→ **Work to do**
Drop the pictures, then extract the listing word for word.

══════

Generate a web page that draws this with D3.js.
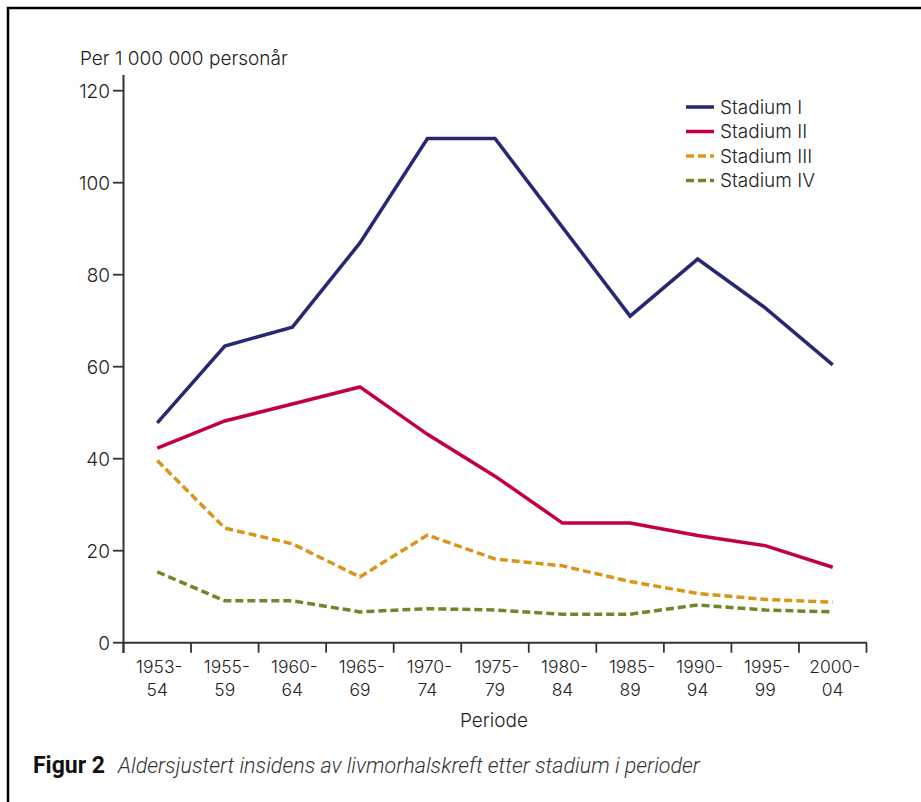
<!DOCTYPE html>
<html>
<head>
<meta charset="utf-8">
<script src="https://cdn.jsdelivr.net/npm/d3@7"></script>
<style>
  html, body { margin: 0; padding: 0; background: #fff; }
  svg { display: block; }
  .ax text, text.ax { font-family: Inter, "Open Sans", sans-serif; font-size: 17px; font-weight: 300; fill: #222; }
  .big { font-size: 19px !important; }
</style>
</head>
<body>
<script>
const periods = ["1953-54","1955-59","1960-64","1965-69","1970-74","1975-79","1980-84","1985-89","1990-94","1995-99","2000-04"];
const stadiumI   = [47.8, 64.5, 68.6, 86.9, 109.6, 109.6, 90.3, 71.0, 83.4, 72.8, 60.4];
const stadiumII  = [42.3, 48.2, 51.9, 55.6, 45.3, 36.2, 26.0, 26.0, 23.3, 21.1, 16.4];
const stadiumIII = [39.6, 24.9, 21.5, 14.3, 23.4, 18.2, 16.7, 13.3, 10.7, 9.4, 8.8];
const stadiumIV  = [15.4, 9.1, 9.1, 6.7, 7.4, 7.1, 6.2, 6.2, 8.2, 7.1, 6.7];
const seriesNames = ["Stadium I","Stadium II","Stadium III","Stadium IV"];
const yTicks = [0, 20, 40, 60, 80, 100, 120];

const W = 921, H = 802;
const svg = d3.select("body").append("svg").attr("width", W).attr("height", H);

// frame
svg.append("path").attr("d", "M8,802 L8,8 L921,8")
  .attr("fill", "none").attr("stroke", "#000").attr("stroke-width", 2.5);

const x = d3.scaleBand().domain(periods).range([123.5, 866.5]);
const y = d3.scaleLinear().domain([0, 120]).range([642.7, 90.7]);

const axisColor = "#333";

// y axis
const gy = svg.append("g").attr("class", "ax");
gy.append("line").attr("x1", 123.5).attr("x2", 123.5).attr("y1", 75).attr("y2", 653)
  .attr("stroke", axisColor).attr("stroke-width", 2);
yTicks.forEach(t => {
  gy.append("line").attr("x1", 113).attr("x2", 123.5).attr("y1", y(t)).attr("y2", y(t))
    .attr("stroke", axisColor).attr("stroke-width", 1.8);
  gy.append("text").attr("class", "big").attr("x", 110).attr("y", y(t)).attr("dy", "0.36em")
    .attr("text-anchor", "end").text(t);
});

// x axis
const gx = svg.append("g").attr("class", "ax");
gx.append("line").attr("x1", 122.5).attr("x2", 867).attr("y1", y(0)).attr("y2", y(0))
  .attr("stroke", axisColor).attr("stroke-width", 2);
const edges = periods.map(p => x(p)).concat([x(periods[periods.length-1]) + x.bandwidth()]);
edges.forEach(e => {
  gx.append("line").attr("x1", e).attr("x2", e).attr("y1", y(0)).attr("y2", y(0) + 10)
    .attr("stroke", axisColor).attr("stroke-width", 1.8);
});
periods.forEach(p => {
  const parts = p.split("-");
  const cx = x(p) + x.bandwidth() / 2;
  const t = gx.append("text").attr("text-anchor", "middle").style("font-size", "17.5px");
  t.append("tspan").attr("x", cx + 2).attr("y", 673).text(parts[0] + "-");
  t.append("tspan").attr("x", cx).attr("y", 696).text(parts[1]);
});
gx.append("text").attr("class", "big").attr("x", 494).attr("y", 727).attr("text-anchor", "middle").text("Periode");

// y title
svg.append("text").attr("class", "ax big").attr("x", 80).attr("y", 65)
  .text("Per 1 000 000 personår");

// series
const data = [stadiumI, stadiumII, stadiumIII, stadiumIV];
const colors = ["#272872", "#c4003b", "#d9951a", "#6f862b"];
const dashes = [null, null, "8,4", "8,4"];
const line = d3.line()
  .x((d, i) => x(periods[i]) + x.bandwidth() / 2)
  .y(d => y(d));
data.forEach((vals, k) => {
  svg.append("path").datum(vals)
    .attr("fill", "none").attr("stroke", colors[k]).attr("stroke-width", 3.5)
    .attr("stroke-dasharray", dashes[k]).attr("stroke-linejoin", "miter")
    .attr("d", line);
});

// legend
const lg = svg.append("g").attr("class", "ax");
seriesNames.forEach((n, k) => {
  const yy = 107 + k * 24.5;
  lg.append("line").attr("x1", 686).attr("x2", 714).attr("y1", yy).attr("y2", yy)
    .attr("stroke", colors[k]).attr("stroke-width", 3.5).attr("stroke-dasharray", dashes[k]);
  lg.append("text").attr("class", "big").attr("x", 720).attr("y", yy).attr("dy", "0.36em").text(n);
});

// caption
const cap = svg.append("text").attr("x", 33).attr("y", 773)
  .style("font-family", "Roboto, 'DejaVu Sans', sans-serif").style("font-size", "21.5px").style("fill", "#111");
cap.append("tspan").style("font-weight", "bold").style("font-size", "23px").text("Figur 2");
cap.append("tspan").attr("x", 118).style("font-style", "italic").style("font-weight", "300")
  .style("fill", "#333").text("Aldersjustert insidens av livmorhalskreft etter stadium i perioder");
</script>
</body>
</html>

══════

→ **Answer to the problem**
Generate a web page that draws this with D3.js.
<!DOCTYPE html>
<html>
<head>
<meta charset="utf-8">
<script src="https://cdn.jsdelivr.net/npm/d3@7"></script>
<style>
  html, body { margin: 0; padding: 0; background: #fff; }
  svg { display: block; }
  .ax text, text.ax { font-family: Inter, "Open Sans", sans-serif; font-size: 17px; font-weight: 300; fill: #222; }
  .big { font-size: 19px !important; }
</style>
</head>
<body>
<script>
const periods = ["1953-54","1955-59","1960-64","1965-69","1970-74","1975-79","1980-84","1985-89","1990-94","1995-99","2000-04"];
const stadiumI   = [47.8, 64.5, 68.6, 86.9, 109.6, 109.6, 90.3, 71.0, 83.4, 72.8, 60.4];
const stadiumII  = [42.3, 48.2, 51.9, 55.6, 45.3, 36.2, 26.0, 26.0, 23.3, 21.1, 16.4];
const stadiumIII = [39.6, 24.9, 21.5, 14.3, 23.4, 18.2, 16.7, 13.3, 10.7, 9.4, 8.8];
const stadiumIV  = [15.4, 9.1, 9.1, 6.7, 7.4, 7.1, 6.2, 6.2, 8.2, 7.1, 6.7];
const seriesNames = ["Stadium I","Stadium II","Stadium III","Stadium IV"];
const yTicks = [0, 20, 40, 60, 80, 100, 120];

const W = 921, H = 802;
const svg = d3.select("body").append("svg").attr("width", W).attr("height", H);

// frame
svg.append("path").attr("d", "M8,802 L8,8 L921,8")
  .attr("fill", "none").attr("stroke", "#000").attr("stroke-width", 2.5);

const x = d3.scaleBand().domain(periods).range([123.5, 866.5]);
const y = d3.scaleLinear().domain([0, 120]).range([642.7, 90.7]);

const axisColor = "#333";

// y axis
const gy = svg.append("g").attr("class", "ax");
gy.append("line").attr("x1", 123.5).attr("x2", 123.5).attr("y1", 75).attr("y2", 653)
  .attr("stroke", axisColor).attr("stroke-width", 2);
yTicks.forEach(t => {
  gy.append("line").attr("x1", 113).attr("x2", 123.5).attr("y1", y(t)).attr("y2", y(t))
    .attr("stroke", axisColor).attr("stroke-width", 1.8);
  gy.append("text").attr("class", "big").attr("x", 110).attr("y", y(t)).attr("dy", "0.36em")
    .attr("text-anchor", "end").text(t);
});

// x axis
const gx = svg.append("g").attr("class", "ax");
gx.append("line").attr("x1", 122.5).attr("x2", 867).attr("y1", y(0)).attr("y2", y(0))
  .attr("stroke", axisColor).attr("stroke-width", 2);
const edges = periods.map(p => x(p)).concat([x(periods[periods.length-1]) + x.bandwidth()]);
edges.forEach(e => {
  gx.append("line").attr("x1", e).attr("x2", e).attr("y1", y(0)).attr("y2", y(0) + 10)
    .attr("stroke", axisColor).attr("stroke-width", 1.8);
});
periods.forEach(p => {
  const parts = p.split("-");
  const cx = x(p) + x.bandwidth() / 2;
  const t = gx.append("text").attr("text-anchor", "middle").style("font-size", "17.5px");
  t.append("tspan").attr("x", cx + 2).attr("y", 673).text(parts[0] + "-");
  t.append("tspan").attr("x", cx).attr("y", 696).text(parts[1]);
});
gx.append("text").attr("class", "big").attr("x", 494).attr("y", 727).attr("text-anchor", "middle").text("Periode");

// y title
svg.append("text").attr("class", "ax big").attr("x", 80).attr("y", 65)
  .text("Per 1 000 000 personår");

// series
const data = [stadiumI, stadiumII, stadiumIII, stadiumIV];
const colors = ["#272872", "#c4003b", "#d9951a", "#6f862b"];
const dashes = [null, null, "8,4", "8,4"];
const line = d3.line()
  .x((d, i) => x(periods[i]) + x.bandwidth() / 2)
  .y(d => y(d));
data.forEach((vals, k) => {
  svg.append("path").datum(vals)
    .attr("fill", "none").attr("stroke", colors[k]).attr("stroke-width", 3.5)
    .attr("stroke-dasharray", dashes[k]).attr("stroke-linejoin", "miter")
    .attr("d", line);
});

// legend
const lg = svg.append("g").attr("class", "ax");
seriesNames.forEach((n, k) => {
  const yy = 107 + k * 24.5;
  lg.append("line").attr("x1", 686).attr("x2", 714).attr("y1", yy).attr("y2", yy)
    .attr("stroke", colors[k]).attr("stroke-width", 3.5).attr("stroke-dasharray", dashes[k]);
  lg.append("text").attr("class", "big").attr("x", 720).attr("y", yy).attr("dy", "0.36em").text(n);
});

// caption
const cap = svg.append("text").attr("x", 33).attr("y", 773)
  .style("font-family", "Roboto, 'DejaVu Sans', sans-serif").style("font-size", "21.5px").style("fill", "#111");
cap.append("tspan").style("font-weight", "bold").style("font-size", "23px").text("Figur 2");
cap.append("tspan").attr("x", 118).style("font-style", "italic").style("font-weight", "300")
  .style("fill", "#333").text("Aldersjustert insidens av livmorhalskreft etter stadium i perioder");
</script>
</body>
</html>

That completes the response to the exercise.